[Goal] Leaving the pictures aside, transcribe every line below exactly.

[Recorded information]
## start
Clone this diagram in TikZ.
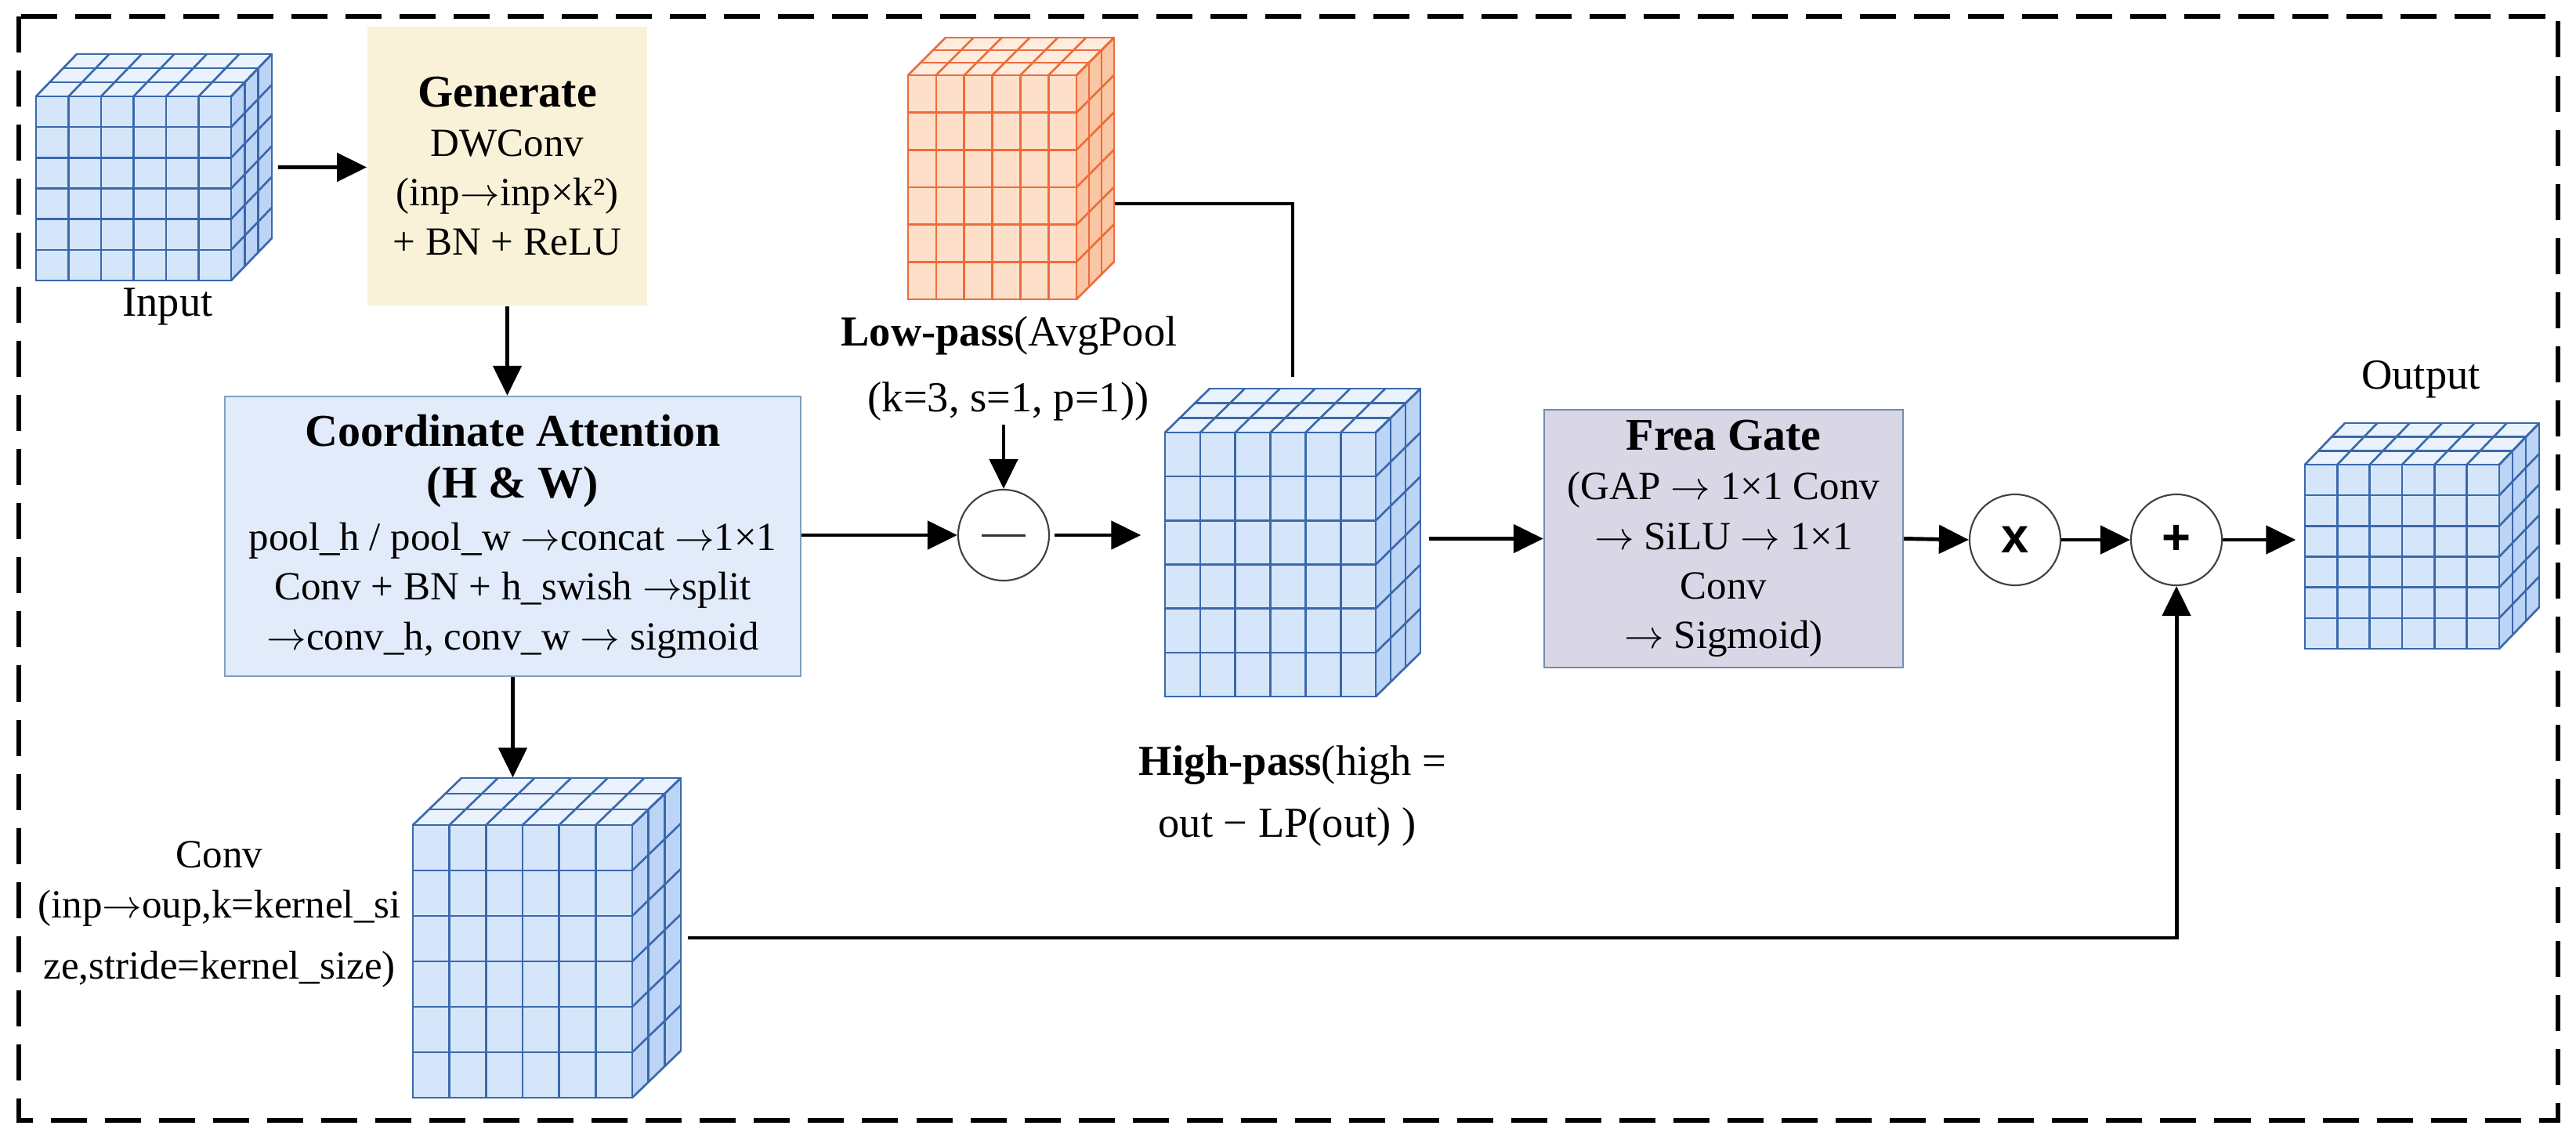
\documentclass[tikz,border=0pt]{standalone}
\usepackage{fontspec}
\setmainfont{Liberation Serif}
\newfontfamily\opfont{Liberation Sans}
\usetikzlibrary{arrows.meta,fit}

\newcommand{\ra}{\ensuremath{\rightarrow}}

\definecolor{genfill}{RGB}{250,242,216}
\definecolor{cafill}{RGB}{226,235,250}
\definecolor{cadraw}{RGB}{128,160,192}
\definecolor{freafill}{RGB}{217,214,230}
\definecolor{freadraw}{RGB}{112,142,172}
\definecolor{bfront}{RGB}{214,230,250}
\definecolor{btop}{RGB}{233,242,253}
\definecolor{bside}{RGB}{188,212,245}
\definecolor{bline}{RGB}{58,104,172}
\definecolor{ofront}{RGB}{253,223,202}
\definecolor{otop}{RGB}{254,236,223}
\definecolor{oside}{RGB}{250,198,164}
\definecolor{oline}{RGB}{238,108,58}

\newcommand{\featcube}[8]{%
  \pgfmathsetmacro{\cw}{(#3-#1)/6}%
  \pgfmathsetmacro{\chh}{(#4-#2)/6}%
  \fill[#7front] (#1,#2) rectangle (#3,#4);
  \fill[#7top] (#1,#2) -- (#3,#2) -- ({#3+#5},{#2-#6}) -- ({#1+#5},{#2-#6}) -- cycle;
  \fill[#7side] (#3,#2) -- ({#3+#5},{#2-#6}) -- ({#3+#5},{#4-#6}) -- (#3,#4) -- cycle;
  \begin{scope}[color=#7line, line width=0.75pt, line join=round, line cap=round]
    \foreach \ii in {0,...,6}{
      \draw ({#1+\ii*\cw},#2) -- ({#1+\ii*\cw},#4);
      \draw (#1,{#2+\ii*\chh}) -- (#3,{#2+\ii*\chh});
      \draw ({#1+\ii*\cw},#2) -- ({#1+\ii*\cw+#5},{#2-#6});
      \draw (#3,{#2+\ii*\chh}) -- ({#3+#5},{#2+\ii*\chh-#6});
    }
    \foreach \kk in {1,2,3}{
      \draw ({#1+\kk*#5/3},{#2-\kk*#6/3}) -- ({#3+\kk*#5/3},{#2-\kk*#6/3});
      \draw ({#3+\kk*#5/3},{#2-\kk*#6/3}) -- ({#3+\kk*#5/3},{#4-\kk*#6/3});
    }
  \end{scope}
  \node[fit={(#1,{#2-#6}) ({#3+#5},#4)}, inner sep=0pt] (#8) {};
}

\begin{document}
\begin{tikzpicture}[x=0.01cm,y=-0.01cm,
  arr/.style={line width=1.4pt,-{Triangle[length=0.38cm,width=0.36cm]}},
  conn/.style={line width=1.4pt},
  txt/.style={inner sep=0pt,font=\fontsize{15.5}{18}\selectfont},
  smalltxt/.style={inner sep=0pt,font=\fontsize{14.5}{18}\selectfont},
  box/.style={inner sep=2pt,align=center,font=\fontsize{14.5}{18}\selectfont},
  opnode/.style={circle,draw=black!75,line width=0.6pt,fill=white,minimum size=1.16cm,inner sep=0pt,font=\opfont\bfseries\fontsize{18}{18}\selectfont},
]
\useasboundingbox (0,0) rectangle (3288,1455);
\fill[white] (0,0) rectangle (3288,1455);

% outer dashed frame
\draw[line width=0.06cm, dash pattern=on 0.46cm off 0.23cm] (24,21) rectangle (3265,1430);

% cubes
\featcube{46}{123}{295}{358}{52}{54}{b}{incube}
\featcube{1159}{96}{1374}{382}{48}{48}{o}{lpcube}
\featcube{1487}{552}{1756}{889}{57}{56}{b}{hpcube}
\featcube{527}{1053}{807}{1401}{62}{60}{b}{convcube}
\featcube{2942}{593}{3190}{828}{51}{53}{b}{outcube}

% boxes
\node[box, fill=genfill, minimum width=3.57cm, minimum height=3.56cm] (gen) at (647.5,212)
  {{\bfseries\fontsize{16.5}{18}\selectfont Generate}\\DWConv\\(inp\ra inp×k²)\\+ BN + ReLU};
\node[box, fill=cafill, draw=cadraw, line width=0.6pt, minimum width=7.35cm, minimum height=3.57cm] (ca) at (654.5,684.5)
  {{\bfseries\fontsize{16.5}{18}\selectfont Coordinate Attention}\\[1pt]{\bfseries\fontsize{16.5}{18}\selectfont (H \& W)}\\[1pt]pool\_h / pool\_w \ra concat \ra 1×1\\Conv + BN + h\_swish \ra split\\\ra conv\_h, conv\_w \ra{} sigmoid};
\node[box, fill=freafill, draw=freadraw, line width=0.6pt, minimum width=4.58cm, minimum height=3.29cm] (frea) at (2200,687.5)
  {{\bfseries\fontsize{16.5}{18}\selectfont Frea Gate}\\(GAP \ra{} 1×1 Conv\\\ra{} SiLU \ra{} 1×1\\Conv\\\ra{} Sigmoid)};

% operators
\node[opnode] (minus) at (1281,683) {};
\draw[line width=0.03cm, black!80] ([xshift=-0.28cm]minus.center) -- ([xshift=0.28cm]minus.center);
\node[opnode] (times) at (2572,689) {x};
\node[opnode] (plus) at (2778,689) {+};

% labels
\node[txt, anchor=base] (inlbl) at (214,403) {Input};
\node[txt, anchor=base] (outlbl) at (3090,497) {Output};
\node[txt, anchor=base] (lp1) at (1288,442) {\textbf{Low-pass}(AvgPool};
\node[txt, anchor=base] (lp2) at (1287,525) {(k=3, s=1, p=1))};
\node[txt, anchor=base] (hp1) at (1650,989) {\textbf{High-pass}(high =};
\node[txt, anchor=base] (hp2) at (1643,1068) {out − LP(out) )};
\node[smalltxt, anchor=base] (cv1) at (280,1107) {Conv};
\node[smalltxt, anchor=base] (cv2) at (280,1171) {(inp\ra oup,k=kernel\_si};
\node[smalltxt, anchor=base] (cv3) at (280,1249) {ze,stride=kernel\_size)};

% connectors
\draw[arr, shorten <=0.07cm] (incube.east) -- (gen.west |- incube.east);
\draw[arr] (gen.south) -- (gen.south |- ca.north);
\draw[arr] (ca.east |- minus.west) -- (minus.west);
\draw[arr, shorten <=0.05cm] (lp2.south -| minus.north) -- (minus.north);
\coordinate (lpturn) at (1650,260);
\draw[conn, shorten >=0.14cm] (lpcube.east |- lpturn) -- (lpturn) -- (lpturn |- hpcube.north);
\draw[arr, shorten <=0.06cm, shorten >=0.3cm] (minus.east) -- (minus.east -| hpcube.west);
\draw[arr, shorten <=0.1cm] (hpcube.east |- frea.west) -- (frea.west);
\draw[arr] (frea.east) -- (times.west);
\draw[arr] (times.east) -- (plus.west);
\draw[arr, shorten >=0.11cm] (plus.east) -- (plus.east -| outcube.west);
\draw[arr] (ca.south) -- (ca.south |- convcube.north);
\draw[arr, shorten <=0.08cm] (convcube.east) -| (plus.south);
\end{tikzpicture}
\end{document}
## end
[Output of the task]
Clone this diagram in TikZ.
\documentclass[tikz,border=0pt]{standalone}
\usepackage{fontspec}
\setmainfont{Liberation Serif}
\newfontfamily\opfont{Liberation Sans}
\usetikzlibrary{arrows.meta,fit}

\newcommand{\ra}{\ensuremath{\rightarrow}}

\definecolor{genfill}{RGB}{250,242,216}
\definecolor{cafill}{RGB}{226,235,250}
\definecolor{cadraw}{RGB}{128,160,192}
\definecolor{freafill}{RGB}{217,214,230}
\definecolor{freadraw}{RGB}{112,142,172}
\definecolor{bfront}{RGB}{214,230,250}
\definecolor{btop}{RGB}{233,242,253}
\definecolor{bside}{RGB}{188,212,245}
\definecolor{bline}{RGB}{58,104,172}
\definecolor{ofront}{RGB}{253,223,202}
\definecolor{otop}{RGB}{254,236,223}
\definecolor{oside}{RGB}{250,198,164}
\definecolor{oline}{RGB}{238,108,58}

\newcommand{\featcube}[8]{%
  \pgfmathsetmacro{\cw}{(#3-#1)/6}%
  \pgfmathsetmacro{\chh}{(#4-#2)/6}%
  \fill[#7front] (#1,#2) rectangle (#3,#4);
  \fill[#7top] (#1,#2) -- (#3,#2) -- ({#3+#5},{#2-#6}) -- ({#1+#5},{#2-#6}) -- cycle;
  \fill[#7side] (#3,#2) -- ({#3+#5},{#2-#6}) -- ({#3+#5},{#4-#6}) -- (#3,#4) -- cycle;
  \begin{scope}[color=#7line, line width=0.75pt, line join=round, line cap=round]
    \foreach \ii in {0,...,6}{
      \draw ({#1+\ii*\cw},#2) -- ({#1+\ii*\cw},#4);
      \draw (#1,{#2+\ii*\chh}) -- (#3,{#2+\ii*\chh});
      \draw ({#1+\ii*\cw},#2) -- ({#1+\ii*\cw+#5},{#2-#6});
      \draw (#3,{#2+\ii*\chh}) -- ({#3+#5},{#2+\ii*\chh-#6});
    }
    \foreach \kk in {1,2,3}{
      \draw ({#1+\kk*#5/3},{#2-\kk*#6/3}) -- ({#3+\kk*#5/3},{#2-\kk*#6/3});
      \draw ({#3+\kk*#5/3},{#2-\kk*#6/3}) -- ({#3+\kk*#5/3},{#4-\kk*#6/3});
    }
  \end{scope}
  \node[fit={(#1,{#2-#6}) ({#3+#5},#4)}, inner sep=0pt] (#8) {};
}

\begin{document}
\begin{tikzpicture}[x=0.01cm,y=-0.01cm,
  arr/.style={line width=1.4pt,-{Triangle[length=0.38cm,width=0.36cm]}},
  conn/.style={line width=1.4pt},
  txt/.style={inner sep=0pt,font=\fontsize{15.5}{18}\selectfont},
  smalltxt/.style={inner sep=0pt,font=\fontsize{14.5}{18}\selectfont},
  box/.style={inner sep=2pt,align=center,font=\fontsize{14.5}{18}\selectfont},
  opnode/.style={circle,draw=black!75,line width=0.6pt,fill=white,minimum size=1.16cm,inner sep=0pt,font=\opfont\bfseries\fontsize{18}{18}\selectfont},
]
\useasboundingbox (0,0) rectangle (3288,1455);
\fill[white] (0,0) rectangle (3288,1455);

% outer dashed frame
\draw[line width=0.06cm, dash pattern=on 0.46cm off 0.23cm] (24,21) rectangle (3265,1430);

% cubes
\featcube{46}{123}{295}{358}{52}{54}{b}{incube}
\featcube{1159}{96}{1374}{382}{48}{48}{o}{lpcube}
\featcube{1487}{552}{1756}{889}{57}{56}{b}{hpcube}
\featcube{527}{1053}{807}{1401}{62}{60}{b}{convcube}
\featcube{2942}{593}{3190}{828}{51}{53}{b}{outcube}

% boxes
\node[box, fill=genfill, minimum width=3.57cm, minimum height=3.56cm] (gen) at (647.5,212)
  {{\bfseries\fontsize{16.5}{18}\selectfont Generate}\\DWConv\\(inp\ra inp×k²)\\+ BN + ReLU};
\node[box, fill=cafill, draw=cadraw, line width=0.6pt, minimum width=7.35cm, minimum height=3.57cm] (ca) at (654.5,684.5)
  {{\bfseries\fontsize{16.5}{18}\selectfont Coordinate Attention}\\[1pt]{\bfseries\fontsize{16.5}{18}\selectfont (H \& W)}\\[1pt]pool\_h / pool\_w \ra concat \ra 1×1\\Conv + BN + h\_swish \ra split\\\ra conv\_h, conv\_w \ra{} sigmoid};
\node[box, fill=freafill, draw=freadraw, line width=0.6pt, minimum width=4.58cm, minimum height=3.29cm] (frea) at (2200,687.5)
  {{\bfseries\fontsize{16.5}{18}\selectfont Frea Gate}\\(GAP \ra{} 1×1 Conv\\\ra{} SiLU \ra{} 1×1\\Conv\\\ra{} Sigmoid)};

% operators
\node[opnode] (minus) at (1281,683) {};
\draw[line width=0.03cm, black!80] ([xshift=-0.28cm]minus.center) -- ([xshift=0.28cm]minus.center);
\node[opnode] (times) at (2572,689) {x};
\node[opnode] (plus) at (2778,689) {+};

% labels
\node[txt, anchor=base] (inlbl) at (214,403) {Input};
\node[txt, anchor=base] (outlbl) at (3090,497) {Output};
\node[txt, anchor=base] (lp1) at (1288,442) {\textbf{Low-pass}(AvgPool};
\node[txt, anchor=base] (lp2) at (1287,525) {(k=3, s=1, p=1))};
\node[txt, anchor=base] (hp1) at (1650,989) {\textbf{High-pass}(high =};
\node[txt, anchor=base] (hp2) at (1643,1068) {out − LP(out) )};
\node[smalltxt, anchor=base] (cv1) at (280,1107) {Conv};
\node[smalltxt, anchor=base] (cv2) at (280,1171) {(inp\ra oup,k=kernel\_si};
\node[smalltxt, anchor=base] (cv3) at (280,1249) {ze,stride=kernel\_size)};

% connectors
\draw[arr, shorten <=0.07cm] (incube.east) -- (gen.west |- incube.east);
\draw[arr] (gen.south) -- (gen.south |- ca.north);
\draw[arr] (ca.east |- minus.west) -- (minus.west);
\draw[arr, shorten <=0.05cm] (lp2.south -| minus.north) -- (minus.north);
\coordinate (lpturn) at (1650,260);
\draw[conn, shorten >=0.14cm] (lpcube.east |- lpturn) -- (lpturn) -- (lpturn |- hpcube.north);
\draw[arr, shorten <=0.06cm, shorten >=0.3cm] (minus.east) -- (minus.east -| hpcube.west);
\draw[arr, shorten <=0.1cm] (hpcube.east |- frea.west) -- (frea.west);
\draw[arr] (frea.east) -- (times.west);
\draw[arr] (times.east) -- (plus.west);
\draw[arr, shorten >=0.11cm] (plus.east) -- (plus.east -| outcube.west);
\draw[arr] (ca.south) -- (ca.south |- convcube.north);
\draw[arr, shorten <=0.08cm] (convcube.east) -| (plus.south);
\end{tikzpicture}
\end{document}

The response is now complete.